Wherever the word "matplotlib" appears in a line, copy that line.
** Start of DATA EXCERPT **
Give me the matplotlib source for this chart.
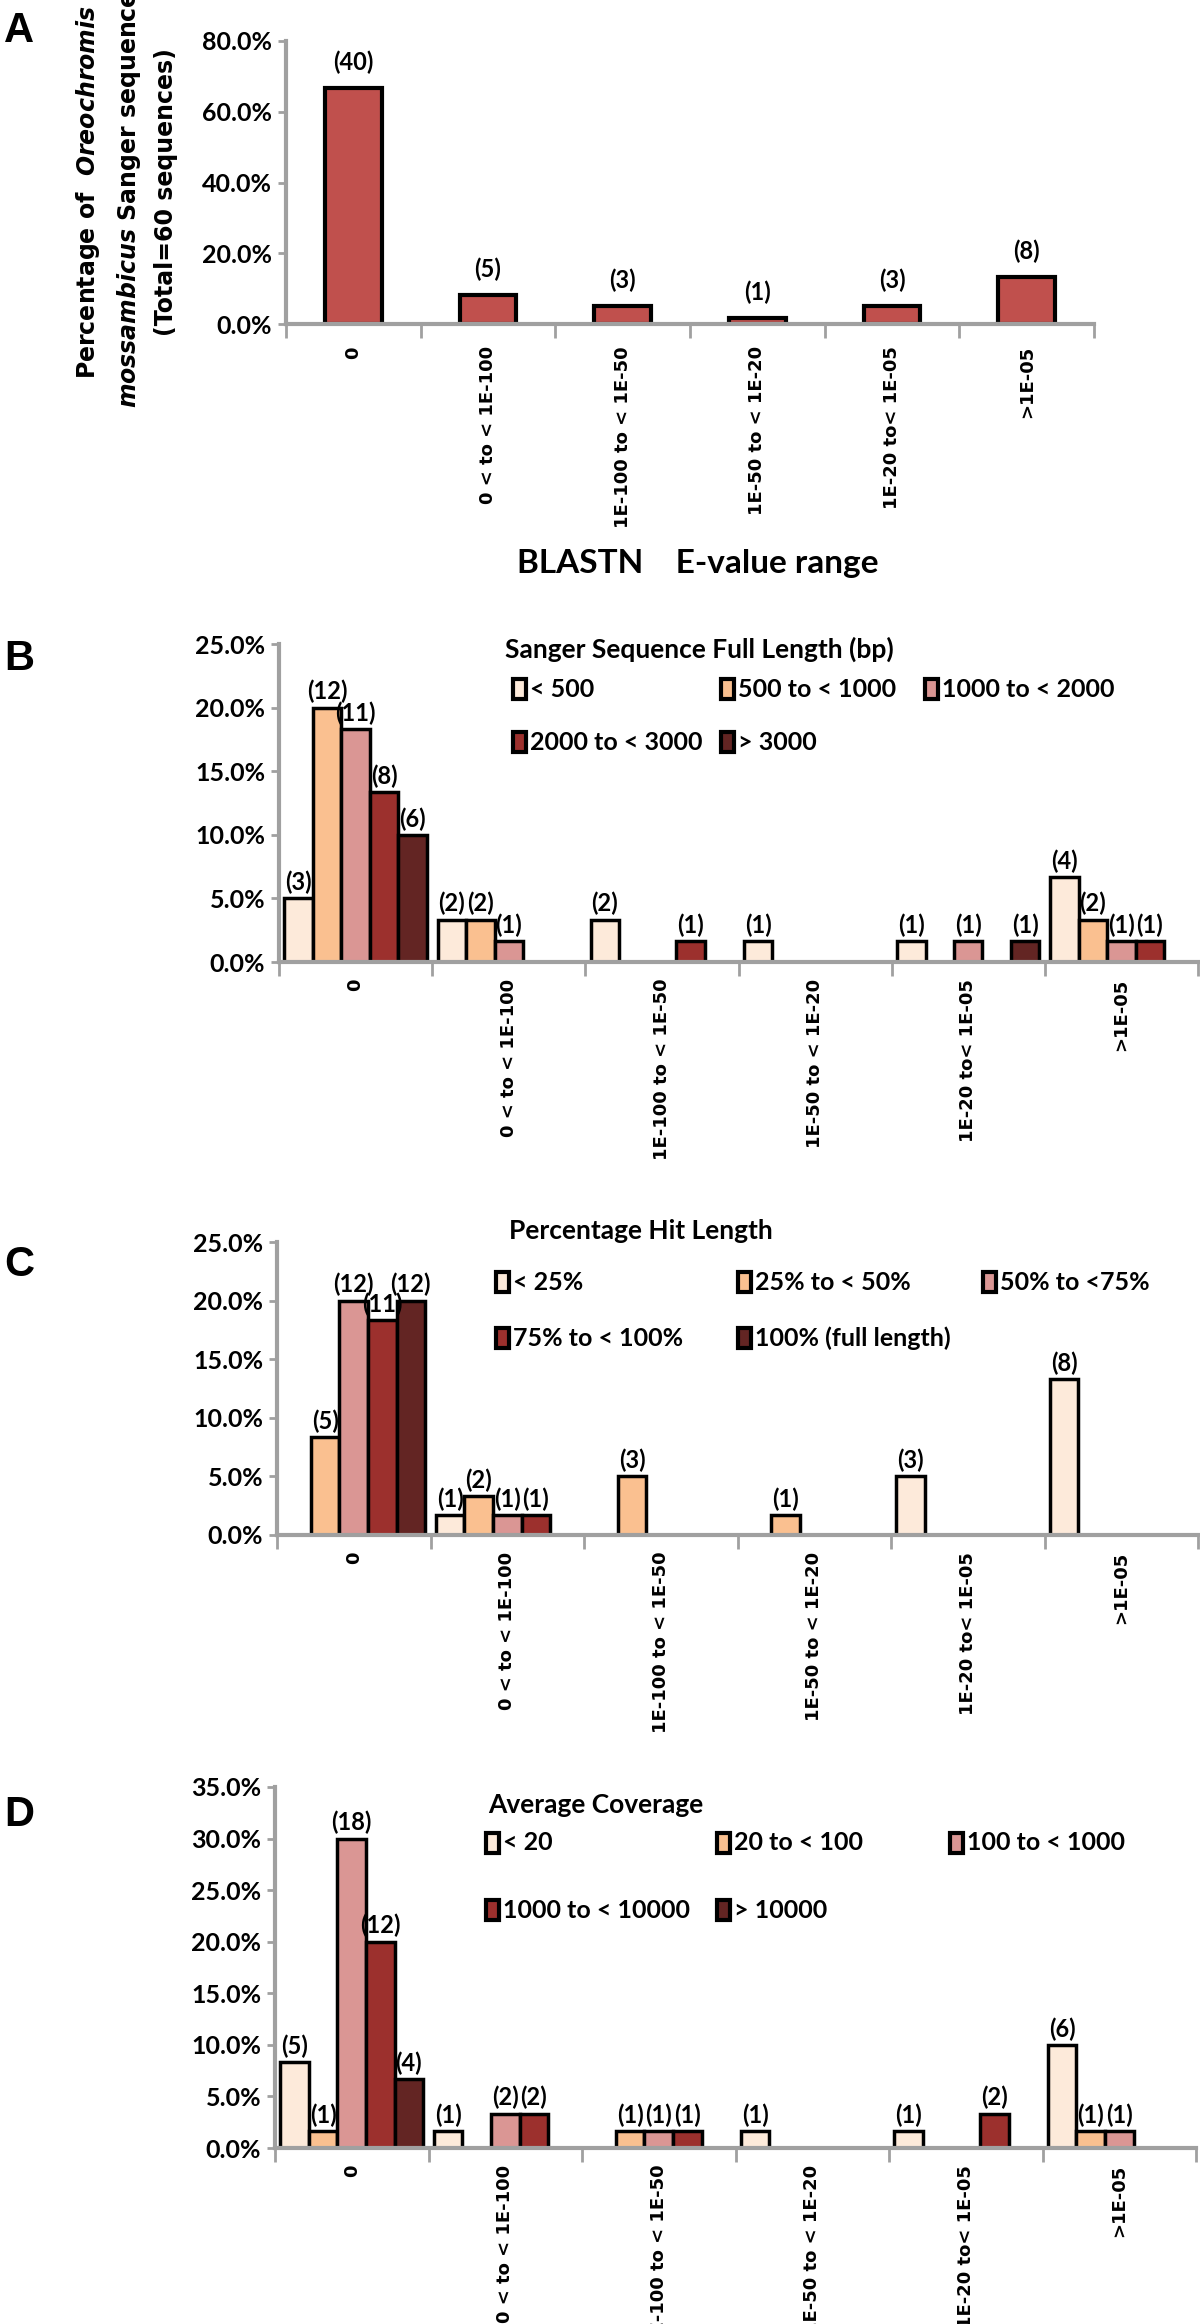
import matplotlib
matplotlib.use("Agg")
import matplotlib.pyplot as plt
import numpy as np
from matplotlib.patches import Rectangle
from matplotlib.ticker import PercentFormatter

plt.rcParams['mathtext.fontset'] = 'custom'
plt.rcParams['mathtext.it'] = 'DejaVu Sans:italic:bold'
plt.rcParams['mathtext.rm'] = 'DejaVu Sans:bold'

NARROW = ['Lato', 'DejaVu Sans']
GREY = '#A0A0A0'
W, H = 1200, 2324

total = 60
categories = ['0', '0 < to < 1E-100', '1E-100 to < 1E-50', '1E-50 to < 1E-20',
              '1E-20 to< 1E-05', '>1E-05']

# A: all sequences per e-value range
evalue_counts = [40, 5, 3, 1, 3, 8]

# B: sanger sequence full length
length_labels = ['< 500', '500 to < 1000', '1000 to < 2000', '2000 to < 3000', '> 3000']
length_counts = [
    [3, 2, 2, 1, 1, 4],
    [12, 2, 0, 0, 0, 2],
    [11, 1, 0, 0, 1, 1],
    [8, 0, 1, 0, 0, 1],
    [6, 0, 0, 0, 1, 0],
]

# C: percentage hit length
hit_labels = ['< 25%', '25% to < 50%', '50% to <75%', '75% to < 100%', '100% (full length)']
hit_counts = [
    [0, 1, 0, 0, 3, 8],
    [5, 2, 3, 1, 0, 0],
    [12, 1, 0, 0, 0, 0],
    [11, 1, 0, 0, 0, 0],
    [12, 0, 0, 0, 0, 0],
]

# D: average coverage
cov_labels = ['< 20', '20 to < 100', '100 to < 1000', '1000 to < 10000', '> 10000']
cov_counts = [
    [5, 1, 0, 1, 1, 6],
    [1, 0, 1, 0, 0, 1],
    [18, 2, 1, 0, 0, 1],
    [12, 2, 1, 0, 2, 0],
    [4, 0, 0, 0, 0, 0],
]

colors = ['#FDEADA', '#FAC090', '#DA9694', '#9C302D', '#632523']


def px_axes(fig, left, top, right, bottom):
    return fig.add_axes([left / W, 1 - bottom / H, (right - left) / W, (bottom - top) / H])


def style(ax, ymax, step, pad=12):
    ax.set_xlim(-0.5, 5.5)
    ax.set_ylim(0, ymax)
    ax.set_yticks(np.arange(0, ymax + 1e-9, step))
    ax.yaxis.set_major_formatter(PercentFormatter(1.0, decimals=1))
    for s in ['top', 'right']:
        ax.spines[s].set_visible(False)
    for s in ['left', 'bottom']:
        ax.spines[s].set_color(GREY)
        ax.spines[s].set_linewidth(3)
    ax.set_xticks(range(len(categories)))
    ax.set_xticklabels(categories, rotation=90, fontfamily='DejaVu Sans',
                       fontweight='bold', fontsize=13)
    ax.set_xticks(np.arange(-0.5, 6, 1), minor=True)
    ax.tick_params(axis='x', which='major', length=0, pad=pad)
    ax.tick_params(axis='x', which='minor', length=10, width=2, color=GREY)
    ax.tick_params(axis='y', length=6, width=2, color=GREY, pad=4)
    for lab in ax.get_yticklabels():
        lab.set_fontfamily(NARROW)
        lab.set_fontweight('bold')
        lab.set_fontsize(18)


def grouped(ax, counts):
    n = len(counts)
    w = 0.186
    x = np.arange(len(categories))
    for i, (row, c) in enumerate(zip(counts, colors)):
        row = np.array(row)
        idx = row > 0
        bars = ax.bar(x[idx] + (i - (n - 1) / 2) * w, row[idx] / total, w,
                      color=c, edgecolor='black', linewidth=2.5)
        ax.bar_label(bars, labels=['({})'.format(v) for v in row[idx]], padding=3,
                     fontsize=17, fontfamily=NARROW, fontweight='bold')


def legend(fig, title, labels, title_xy, col_x, row_y):
    fig.text(title_xy[0] / W, 1 - title_xy[1] / H, title, fontsize=19, fontweight='bold',
             family=NARROW, ha='left', va='center')
    for i, (lab, c) in enumerate(zip(labels, colors)):
        r, k = divmod(i, 3)
        x = col_x[k] / W
        y = 1 - row_y[r] / H
        fig.add_artist(Rectangle((x, y - 10 / H), 13 / W, 20 / H, transform=fig.transFigure,
                                 facecolor=c, edgecolor='black', linewidth=3))
        fig.text(x + 17 / W, y, lab, fontsize=18, fontweight='bold', family=NARROW,
                 ha='left', va='center')


fig = plt.figure(figsize=(12, 23.24), dpi=100)

# panel A
axA = px_axes(fig, 286, 41, 1094, 324)
bars = axA.bar(np.arange(len(categories)), np.array(evalue_counts) / total, 0.42,
               color='#C0504D', edgecolor='black', linewidth=3)
axA.bar_label(bars, labels=['({})'.format(v) for v in evalue_counts], padding=10,
              fontsize=17, fontfamily=NARROW, fontweight='bold')
style(axA, 0.8, 0.2, pad=16)
fig.text(126 / W, 1 - 192 / H,
         'Percentage of  $Oreochromis$\n$mossambicus$ Sanger sequences\n(Total=60 sequences)',
         rotation=90, fontsize=17, family='DejaVu Sans', fontweight='bold',
         ha='center', va='center', multialignment='center', linespacing=1.6)
fig.text(698 / W, 1 - 564 / H, 'BLASTN    E-value range', fontsize=24, fontweight='bold',
         family=NARROW, ha='center', va='center')

# panel B
axB = px_axes(fig, 279, 644, 1198, 962)
grouped(axB, length_counts)
style(axB, 0.25, 0.05)
legend(fig, 'Sanger Sequence Full Length (bp)', length_labels, (505, 649),
       (513, 721, 925), (689, 742))

# panel C
axC = px_axes(fig, 277, 1242, 1198, 1535)
grouped(axC, hit_counts)
style(axC, 0.25, 0.05)
legend(fig, 'Percentage Hit Length', hit_labels, (509, 1231),
       (496, 738, 983), (1282, 1338))

# panel D
axD = px_axes(fig, 275, 1787, 1196, 2148)
grouped(axD, cov_counts)
style(axD, 0.35, 0.05)
legend(fig, 'Average Coverage', cov_labels, (488, 1805),
       (486, 717, 950), (1843, 1910))

for letter, yy in zip('ABCD', [31, 659, 1265, 1815]):
    fig.text(19 / W, 1 - yy / H, letter, fontsize=30, fontweight='bold',
             family='Liberation Sans', ha='center', va='center')

fig.savefig('out.png', dpi=100)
** End of DATA EXCERPT **
→ **RESPONSE TO THIS TASK**
Give me the matplotlib source for this chart.
import matplotlib
matplotlib.use("Agg")
import matplotlib.pyplot as plt
from matplotlib.patches import Rectangle
from matplotlib.ticker import PercentFormatter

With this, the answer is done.